Pasture refers to land covered with grass and other low plants suitable for grazing animals including cattle, sheep, and goats. Healthy pasture relies on the energy of the sun and the process of photosynthesis, along with various biological processes including those that occur in healthy soil such as nutrient cycling, water cycling, and carbon sequestration. Our focus is on creating healthy soil, healthy pastures, and healthy animals by promoting the growth of healthy perennial polycultures. We do this through how we manage our livestock.
We employ management intensive grazing techniques in a multi-species grazing system. Throughout the grazing season, we move our cattle to new pasture every day, focusing on long pasture recover times, essentially mimicking (in much smaller numbers) the way the bison would move over the prairie landscape. We integrate poultry and hogs into this pasture-based system to help cycle nutrients and to take advantage of the other benefits of pasturing animals, namely natural parasite control (with frequent pasture moves) and added fertility via periodic disturbance and the manure deposits on pasture.
Our major infrastructure investments in this system are electric fences, piped water, and labour. The work is enjoyable. We spend lots of time outside and are the conductors of an orchestra of diversity of life, not just that of our livestock, but by supporting the existence of a grassland agroecology that is home to many species of birds, insects, and small and large animals.
Intact grasslands and savannahs are our most threatened and greatly reduced ecosystems around the globe, as well as locally on the prairies. The extermination of this ecosystem is so complete that it is no surprise that some believe the native flora of the “prairies” are wheat and canola.

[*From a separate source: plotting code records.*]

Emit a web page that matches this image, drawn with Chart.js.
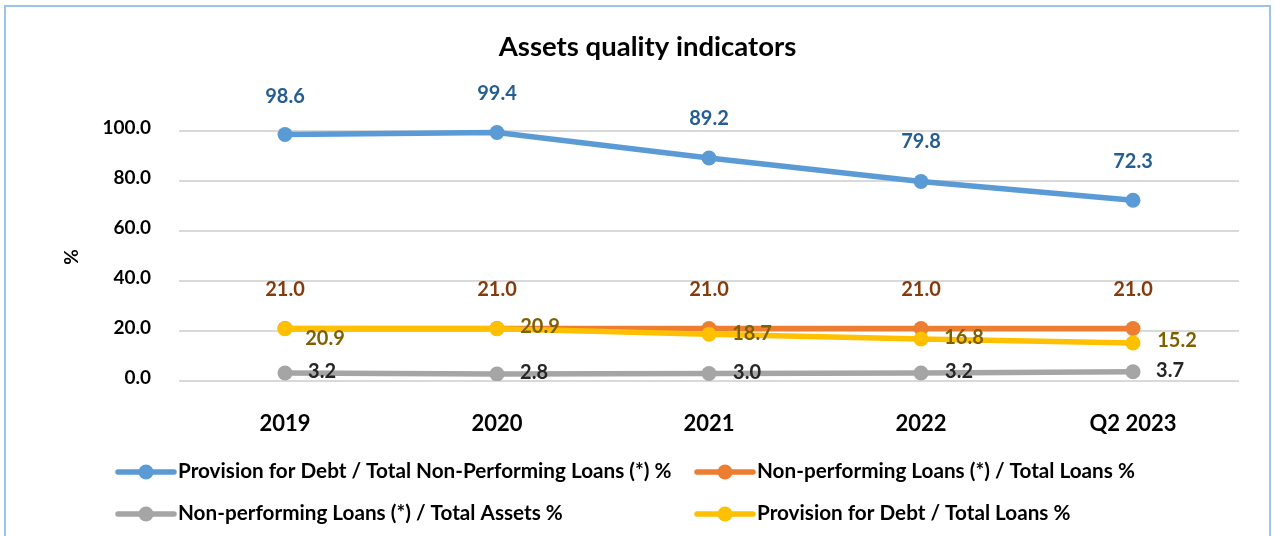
<!DOCTYPE html>
<html lang="en">
<head>
  <meta charset="UTF-8" />
  <title>Assets quality indicators</title>
  <script src="https://cdn.jsdelivr.net/npm/chart.js"></script>
  <style>
    * { margin: 0; padding: 0; box-sizing: border-box; }
    html, body { width: 1275px; height: 536px; background: #fff; overflow: hidden; }
    .frame { position: absolute; left: 4px; top: 5px; width: 1267px; height: 560px; border: 2px solid #9dc3e6; }
    .wrap { position: absolute; left: 0; top: 0; width: 1275px; height: 536px; }
  </style>
</head>
<body>
  <div class="frame"></div>
  <div class="wrap"><canvas id="qualityChart" width="1275" height="536"></canvas></div>

  <script>
    const FONT = "Lato, 'Noto Sans', sans-serif";

    // data
    const categories = ['2019', '2020', '2021', '2022', 'Q2 2023'];
    const provisionNplPct = [98.6, 99.4, 89.2, 79.8, 72.3];
    const nplLoansPct = [21.0, 21.0, 21.0, 21.0, 21.0];
    const nplAssetsPct = [3.2, 2.8, 3.0, 3.2, 3.7];
    const provisionLoansPct = [20.9, 20.9, 18.7, 16.8, 15.2];
    const yTicks = [0, 20, 40, 60, 80, 100];

    const seriesNames = [
      'Provision for Debt / Total Non-Performing Loans (*) %',
      'Non-performing Loans (*) / Total Loans %',
      'Non-performing Loans (*) / Total Assets %',
      'Provision for Debt / Total Loans %'
    ];

    function line(label, data, color, order, labelColor, offsets) {
      return {
        label, data, order,
        borderColor: color, backgroundColor: color,
        borderWidth: 5.5, pointRadius: 7.5, pointHoverRadius: 7.5,
        pointBorderWidth: 0, tension: 0, fill: false,
        labelColor, offsets
      };
    }

    const gridPlugin = {
      id: 'grid',
      beforeDatasetsDraw(chart) {
        const { ctx, chartArea, scales: { y } } = chart;
        ctx.save();
        ctx.strokeStyle = '#d9d9d9';
        ctx.lineWidth = 2;
        yTicks.forEach(v => {
          const py = Math.round(y.getPixelForValue(v));
          ctx.beginPath();
          ctx.moveTo(chartArea.left, py);
          ctx.lineTo(chartArea.right, py);
          ctx.stroke();
        });
        // axis title, placed as in the original (a little below the middle)
        ctx.fillStyle = '#000';
        ctx.font = 'bold 19px ' + FONT;
        ctx.textAlign = 'center';
        ctx.textBaseline = 'middle';
        ctx.translate(72, 257);
        ctx.rotate(-Math.PI / 2);
        ctx.fillText('%', 0, 0);
        ctx.restore();
      }
    };

    const labelPlugin = {
      id: 'valueLabels',
      afterDatasetsDraw(chart) {
        const { ctx } = chart;
        ctx.save();
        ctx.font = 'bold 20px ' + FONT;
        ctx.textAlign = 'center';
        ctx.textBaseline = 'middle';
        chart.data.datasets.forEach((ds, i) => {
          const meta = chart.getDatasetMeta(i);
          ctx.fillStyle = ds.labelColor;
          meta.data.forEach((pt, j) => {
            const off = ds.offsets[j];
            ctx.fillText(ds.data[j].toFixed(1), pt.x + off[0], pt.y + off[1]);
          });
        });
        ctx.restore();
      }
    };

    const legendPlugin = {
      id: 'twoRowLegend',
      afterDraw(chart) {
        const { ctx } = chart;
        const slots = [[118, 471], [697, 471], [118, 513], [697, 513]];
        ctx.save();
        ctx.font = 'bold 20.7px ' + FONT;
        ctx.textBaseline = 'middle';
        ctx.textAlign = 'left';
        seriesNames.forEach((name, k) => {
          const ds = chart.data.datasets.find(d => d.label === name);
          const [x, y] = slots[k];
          ctx.strokeStyle = ds.borderColor;
          ctx.fillStyle = ds.borderColor;
          ctx.lineWidth = 5.5;
          ctx.lineCap = 'round';
          ctx.beginPath();
          ctx.moveTo(x, y + 1);
          ctx.lineTo(x + 56, y + 1);
          ctx.stroke();
          ctx.beginPath();
          ctx.arc(x + 28, y + 1, 7.5, 0, Math.PI * 2);
          ctx.fill();
          ctx.fillStyle = '#000';
          ctx.fillText(name, x + 60, y);
        });
        ctx.restore();
      }
    };

    new Chart(document.getElementById('qualityChart'), {
      type: 'line',
      data: {
        labels: categories,
        datasets: [
          line(seriesNames[0], provisionNplPct, '#5b9bd5', 1, '#255e91',
            [[0, -38], [0, -39], [0, -39], [0, -40], [0, -39]]),
          line(seriesNames[3], provisionLoansPct, '#ffc000', 2, '#7f6000',
            [[40, 10], [43, -2], [43, -1], [43, -1], [44, -2]]),
          line(seriesNames[2], nplAssetsPct, '#a5a5a5', 3, '#262626',
            [[37, -1], [37, -1], [38, -1], [38, -1], [37, -1]]),
          line(seriesNames[1], nplLoansPct, '#ed7d31', 4, '#843c0c',
            [[0, -39], [0, -39], [0, -39], [0, -39], [0, -39]])
        ]
      },
      options: {
        responsive: false,
        animation: false,
        events: [],
        layout: { padding: { top: 0, left: 56, right: 36, bottom: 95 } },
        scales: {
          x: {
            offset: true,
            grid: { display: false },
            border: { display: false },
            ticks: { color: '#000', padding: 22, font: { family: FONT, size: 22, weight: 'bold' } },
            afterFit(s) { s.height = 60; }
          },
          y: {
            min: 0, max: 120,
            afterBuildTicks(s) { s.ticks = yTicks.map(v => ({ value: v })); },
            grid: { display: false, drawTicks: false },
            border: { display: false },
            ticks: {
              color: '#000', padding: 28, labelOffset: -3,
              font: { family: FONT, size: 19, weight: 'bold' },
              callback: v => Number(v).toFixed(1)
            },
            afterFit(s) { s.width = 123; }
          }
        },
        plugins: {
          legend: { display: false },
          tooltip: { enabled: false },
          title: {
            display: true,
            text: 'Assets quality indicators',
            color: '#000',
            font: { family: FONT, size: 27.5, weight: 'bold' },
            padding: { top: 31, bottom: 17 }
          }
        }
      },
      plugins: [gridPlugin, labelPlugin, legendPlugin]
    });
  </script>
</body>
</html>
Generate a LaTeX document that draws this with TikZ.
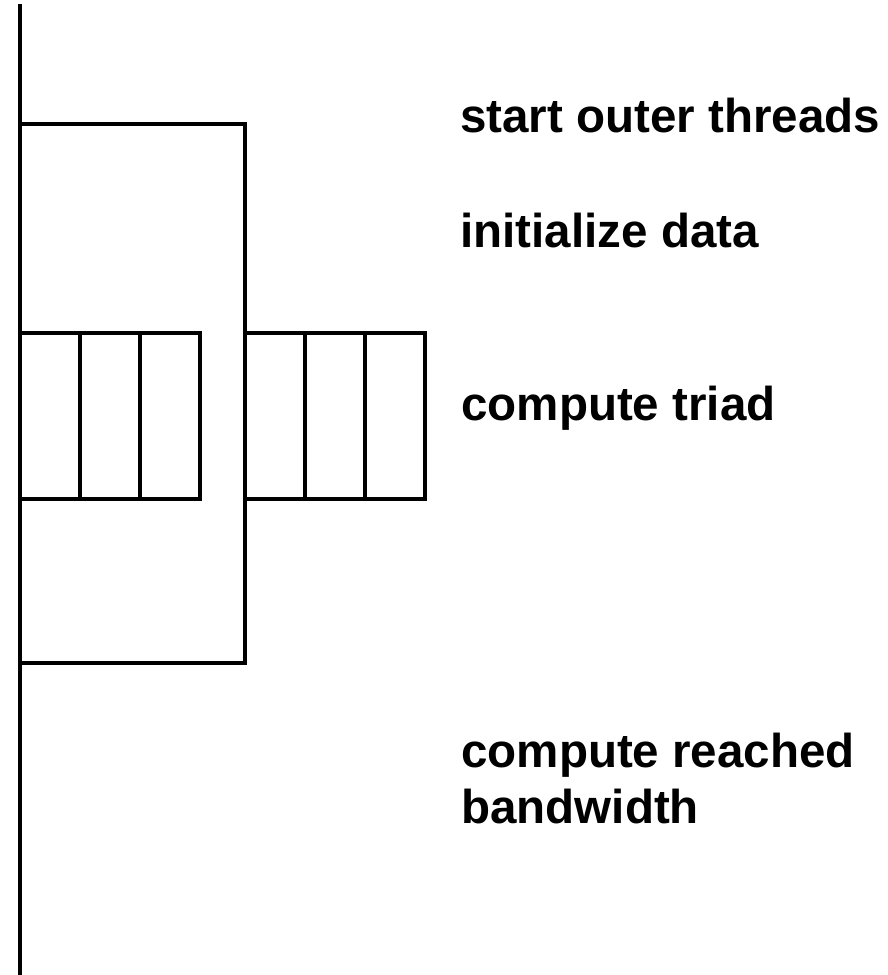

For thousands of years, grasses evolved together with grazing animals. The microbes of the rumen are the prairie’s way of cycling nutrients. The miracle of the interaction among grasses, ruminants, and rumen microbes is how the energy of the sun is used to build and maintain our prairie soils and grasslands. Photosynthesis is enhanced when animals graze growing plants, which then subsequently feed the soil life below through their roots and their exudates. Grasslands, when grazed using short graze periods and long rest periods, produce healthier plants that literally feed the soil through their root exudates. There is the potential to pump tonnes of (atmospheric) carbon per acre directly into the ground using these natural processes. We can infer that healthier plants and soils, rich in available nutrients, will make for healthier animals and thus more nutrient dense food.
Pasture-based farming takes the animals out of buildings and integrates them into an agroecological system with a more holistic approach. We are incredibly excited to be a part of this symbiosis by farming and ranching in this way.
 
Lydia Carpenter and Wian Prinsloo run Luna Field Farm, a multi-species grazing operation south of Belmont, Manitoba. They currently run cattle, sheep, hogs, and poultry.